The answer is it depends on who you ask. The prosecution will produce a certification from the Department of Criminal Investigation (DCI) laboratory that professes a “margin of error” for the datamaster as being “.004 or plus or minus 5%, whichever is greater.” Thus, it would appear at first blush that the datamaster is extremely accurate. On closer examination, this “margin of error” would be better described as the “margin of illusion.”
The DCI lab created this margin of error formula without a working definition of margin of error. It essentially is a measure of how precise the datamaster can measure in a laboratory setting with strict controls using a simulator device instead of human breath.

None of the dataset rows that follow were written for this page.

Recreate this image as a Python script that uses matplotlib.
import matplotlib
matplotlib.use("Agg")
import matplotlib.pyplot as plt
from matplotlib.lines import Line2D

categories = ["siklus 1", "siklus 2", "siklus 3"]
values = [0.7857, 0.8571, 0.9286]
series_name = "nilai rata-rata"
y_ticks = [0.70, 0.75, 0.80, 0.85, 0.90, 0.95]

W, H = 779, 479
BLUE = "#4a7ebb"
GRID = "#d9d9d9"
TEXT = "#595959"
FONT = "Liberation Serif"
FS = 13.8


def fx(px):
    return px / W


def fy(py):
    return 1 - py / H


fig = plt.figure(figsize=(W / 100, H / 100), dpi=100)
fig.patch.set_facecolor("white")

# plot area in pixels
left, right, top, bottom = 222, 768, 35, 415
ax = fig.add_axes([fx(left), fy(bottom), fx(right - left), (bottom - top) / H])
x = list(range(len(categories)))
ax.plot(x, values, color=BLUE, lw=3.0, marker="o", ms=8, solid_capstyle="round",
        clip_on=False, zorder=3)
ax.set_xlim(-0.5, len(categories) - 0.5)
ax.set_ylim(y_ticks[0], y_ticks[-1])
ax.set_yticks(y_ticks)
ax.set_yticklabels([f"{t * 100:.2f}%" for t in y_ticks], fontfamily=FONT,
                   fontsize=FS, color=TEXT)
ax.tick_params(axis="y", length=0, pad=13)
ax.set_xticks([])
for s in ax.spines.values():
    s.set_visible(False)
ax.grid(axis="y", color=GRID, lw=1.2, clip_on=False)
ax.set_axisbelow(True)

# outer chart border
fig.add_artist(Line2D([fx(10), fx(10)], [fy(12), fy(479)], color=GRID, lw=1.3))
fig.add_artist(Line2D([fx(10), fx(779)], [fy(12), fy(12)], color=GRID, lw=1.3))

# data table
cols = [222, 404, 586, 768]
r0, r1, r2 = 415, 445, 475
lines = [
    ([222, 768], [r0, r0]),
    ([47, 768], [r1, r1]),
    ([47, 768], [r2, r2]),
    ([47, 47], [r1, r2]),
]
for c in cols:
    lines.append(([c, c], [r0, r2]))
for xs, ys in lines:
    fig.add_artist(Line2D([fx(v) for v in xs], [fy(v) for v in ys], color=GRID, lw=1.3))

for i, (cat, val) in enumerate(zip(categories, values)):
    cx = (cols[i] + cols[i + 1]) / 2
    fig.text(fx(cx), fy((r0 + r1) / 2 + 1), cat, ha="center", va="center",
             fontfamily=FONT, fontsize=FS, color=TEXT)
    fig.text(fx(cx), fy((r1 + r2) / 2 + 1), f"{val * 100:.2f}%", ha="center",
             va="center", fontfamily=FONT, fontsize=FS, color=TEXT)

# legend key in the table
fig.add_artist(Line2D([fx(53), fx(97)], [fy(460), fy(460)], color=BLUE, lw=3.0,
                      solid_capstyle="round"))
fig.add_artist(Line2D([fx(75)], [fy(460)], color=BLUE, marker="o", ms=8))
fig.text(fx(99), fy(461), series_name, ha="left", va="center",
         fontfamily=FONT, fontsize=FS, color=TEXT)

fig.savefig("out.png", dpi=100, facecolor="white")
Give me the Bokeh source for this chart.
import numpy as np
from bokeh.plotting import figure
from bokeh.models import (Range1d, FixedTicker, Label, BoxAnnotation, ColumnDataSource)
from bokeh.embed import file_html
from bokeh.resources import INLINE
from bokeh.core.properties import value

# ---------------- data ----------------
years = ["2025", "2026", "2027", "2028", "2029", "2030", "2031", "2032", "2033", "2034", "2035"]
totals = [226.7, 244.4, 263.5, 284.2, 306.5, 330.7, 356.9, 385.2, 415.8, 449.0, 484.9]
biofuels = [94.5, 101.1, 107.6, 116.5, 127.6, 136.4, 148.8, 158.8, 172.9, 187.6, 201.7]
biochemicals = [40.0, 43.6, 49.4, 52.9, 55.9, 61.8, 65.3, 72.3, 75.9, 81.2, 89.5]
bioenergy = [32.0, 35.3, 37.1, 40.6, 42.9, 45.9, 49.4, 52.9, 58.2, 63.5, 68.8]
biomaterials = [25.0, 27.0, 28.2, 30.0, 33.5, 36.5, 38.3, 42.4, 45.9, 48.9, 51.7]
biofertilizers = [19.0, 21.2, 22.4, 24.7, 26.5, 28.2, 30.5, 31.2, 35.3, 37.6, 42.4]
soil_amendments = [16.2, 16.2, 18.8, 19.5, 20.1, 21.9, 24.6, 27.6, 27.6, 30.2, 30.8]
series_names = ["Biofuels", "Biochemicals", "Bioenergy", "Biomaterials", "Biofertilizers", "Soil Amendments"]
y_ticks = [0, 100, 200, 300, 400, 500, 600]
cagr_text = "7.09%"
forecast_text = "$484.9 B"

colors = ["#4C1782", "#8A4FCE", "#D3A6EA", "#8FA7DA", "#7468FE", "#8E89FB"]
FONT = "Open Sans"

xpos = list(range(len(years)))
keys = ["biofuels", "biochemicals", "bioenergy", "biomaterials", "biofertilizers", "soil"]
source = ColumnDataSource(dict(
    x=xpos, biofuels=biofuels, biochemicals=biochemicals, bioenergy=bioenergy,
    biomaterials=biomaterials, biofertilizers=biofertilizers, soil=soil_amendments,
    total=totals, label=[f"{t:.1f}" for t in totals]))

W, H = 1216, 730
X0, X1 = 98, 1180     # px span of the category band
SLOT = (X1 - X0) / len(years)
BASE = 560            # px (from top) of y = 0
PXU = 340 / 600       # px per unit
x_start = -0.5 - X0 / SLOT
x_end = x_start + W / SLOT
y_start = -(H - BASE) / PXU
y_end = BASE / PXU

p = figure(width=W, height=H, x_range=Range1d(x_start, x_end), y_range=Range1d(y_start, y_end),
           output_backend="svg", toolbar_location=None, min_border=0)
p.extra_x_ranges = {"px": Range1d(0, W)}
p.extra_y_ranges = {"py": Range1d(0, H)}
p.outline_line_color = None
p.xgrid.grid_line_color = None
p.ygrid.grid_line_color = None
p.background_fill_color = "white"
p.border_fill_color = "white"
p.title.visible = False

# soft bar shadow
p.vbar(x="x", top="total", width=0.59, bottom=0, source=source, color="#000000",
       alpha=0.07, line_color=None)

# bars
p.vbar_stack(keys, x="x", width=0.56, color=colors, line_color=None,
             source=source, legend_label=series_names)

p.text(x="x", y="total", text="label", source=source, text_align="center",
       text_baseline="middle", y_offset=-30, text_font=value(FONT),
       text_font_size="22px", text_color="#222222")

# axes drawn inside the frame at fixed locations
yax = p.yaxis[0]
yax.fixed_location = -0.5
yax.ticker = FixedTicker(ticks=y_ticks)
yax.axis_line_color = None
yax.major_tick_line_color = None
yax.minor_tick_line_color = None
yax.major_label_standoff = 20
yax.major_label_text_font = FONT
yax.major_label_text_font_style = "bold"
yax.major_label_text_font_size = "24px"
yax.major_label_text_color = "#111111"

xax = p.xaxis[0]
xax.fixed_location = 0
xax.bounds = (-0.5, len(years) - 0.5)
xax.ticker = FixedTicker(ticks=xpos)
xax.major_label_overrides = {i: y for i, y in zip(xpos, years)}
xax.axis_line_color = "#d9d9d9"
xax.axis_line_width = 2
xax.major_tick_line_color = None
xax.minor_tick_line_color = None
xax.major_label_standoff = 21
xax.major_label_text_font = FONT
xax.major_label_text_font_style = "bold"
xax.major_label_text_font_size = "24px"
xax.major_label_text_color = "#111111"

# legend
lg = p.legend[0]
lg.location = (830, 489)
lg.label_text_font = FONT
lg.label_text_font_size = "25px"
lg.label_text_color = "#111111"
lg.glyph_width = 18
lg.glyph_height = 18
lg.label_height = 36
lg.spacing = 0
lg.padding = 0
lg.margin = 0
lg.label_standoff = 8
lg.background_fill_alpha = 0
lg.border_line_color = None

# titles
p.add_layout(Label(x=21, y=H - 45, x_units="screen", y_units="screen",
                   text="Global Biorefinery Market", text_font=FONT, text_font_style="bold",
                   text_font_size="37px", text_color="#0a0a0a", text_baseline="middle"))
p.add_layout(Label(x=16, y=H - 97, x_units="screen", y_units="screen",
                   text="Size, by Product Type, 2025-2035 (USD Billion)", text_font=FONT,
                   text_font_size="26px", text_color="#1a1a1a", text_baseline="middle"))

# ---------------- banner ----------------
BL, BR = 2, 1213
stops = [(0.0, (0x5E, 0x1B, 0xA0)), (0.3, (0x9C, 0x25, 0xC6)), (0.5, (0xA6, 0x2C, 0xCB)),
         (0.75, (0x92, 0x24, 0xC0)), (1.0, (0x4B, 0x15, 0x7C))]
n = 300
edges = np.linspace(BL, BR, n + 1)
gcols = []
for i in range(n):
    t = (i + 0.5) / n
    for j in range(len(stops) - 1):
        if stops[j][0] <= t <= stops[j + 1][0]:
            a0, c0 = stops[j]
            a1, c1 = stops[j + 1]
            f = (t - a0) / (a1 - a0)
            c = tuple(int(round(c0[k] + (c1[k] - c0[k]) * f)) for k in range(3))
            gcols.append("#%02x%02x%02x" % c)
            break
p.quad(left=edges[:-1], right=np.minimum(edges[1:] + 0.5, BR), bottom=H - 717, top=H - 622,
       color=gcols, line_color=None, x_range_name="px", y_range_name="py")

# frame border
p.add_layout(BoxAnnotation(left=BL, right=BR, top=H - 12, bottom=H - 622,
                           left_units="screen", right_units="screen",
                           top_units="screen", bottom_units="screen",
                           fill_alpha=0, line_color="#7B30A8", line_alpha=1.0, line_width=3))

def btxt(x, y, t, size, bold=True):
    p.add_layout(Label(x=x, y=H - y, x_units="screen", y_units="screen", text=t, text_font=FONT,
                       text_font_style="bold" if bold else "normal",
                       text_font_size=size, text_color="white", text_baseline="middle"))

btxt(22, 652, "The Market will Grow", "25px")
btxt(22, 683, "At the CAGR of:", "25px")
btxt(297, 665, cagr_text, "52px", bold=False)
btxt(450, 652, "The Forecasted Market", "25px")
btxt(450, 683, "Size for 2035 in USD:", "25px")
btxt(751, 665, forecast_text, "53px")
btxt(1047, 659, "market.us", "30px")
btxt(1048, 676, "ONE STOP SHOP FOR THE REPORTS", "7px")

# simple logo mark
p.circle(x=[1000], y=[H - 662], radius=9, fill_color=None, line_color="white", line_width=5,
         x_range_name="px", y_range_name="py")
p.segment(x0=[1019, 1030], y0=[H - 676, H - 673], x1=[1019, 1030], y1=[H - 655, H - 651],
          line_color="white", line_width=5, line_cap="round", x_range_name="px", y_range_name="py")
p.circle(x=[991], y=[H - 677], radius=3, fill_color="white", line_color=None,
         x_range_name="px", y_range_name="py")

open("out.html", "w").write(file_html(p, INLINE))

In the scenario where you are sitting in the Iowa City police station being tested, the datamaster is of course not concerned with accuracy of simulators, it matters instead as to how accurate it is in measuring alcohol in human breath. The National Safety Council, for examples, states that when testing for human breath alcohol content, two tests should be taken from the same subject within two to ten minutes of each other. In that test scenario, the breath test should result should be within .02 of each other and the lesser result should be used. Thus that .087 breath test result could easily render a .067 result two minutes later if a duplicate test was administered.
Indeed, if the DCI lab was involved in a study in which human breath and blood where drawn contemporaneously from the same subjects. In many instances the breath registered at least .01 greater than the blood.
So, whats the margin or error for the datamaster when testing for human breath? The one thing that is certain is that it is NOT “.004 or plus or minus 5%, whichever is greater.”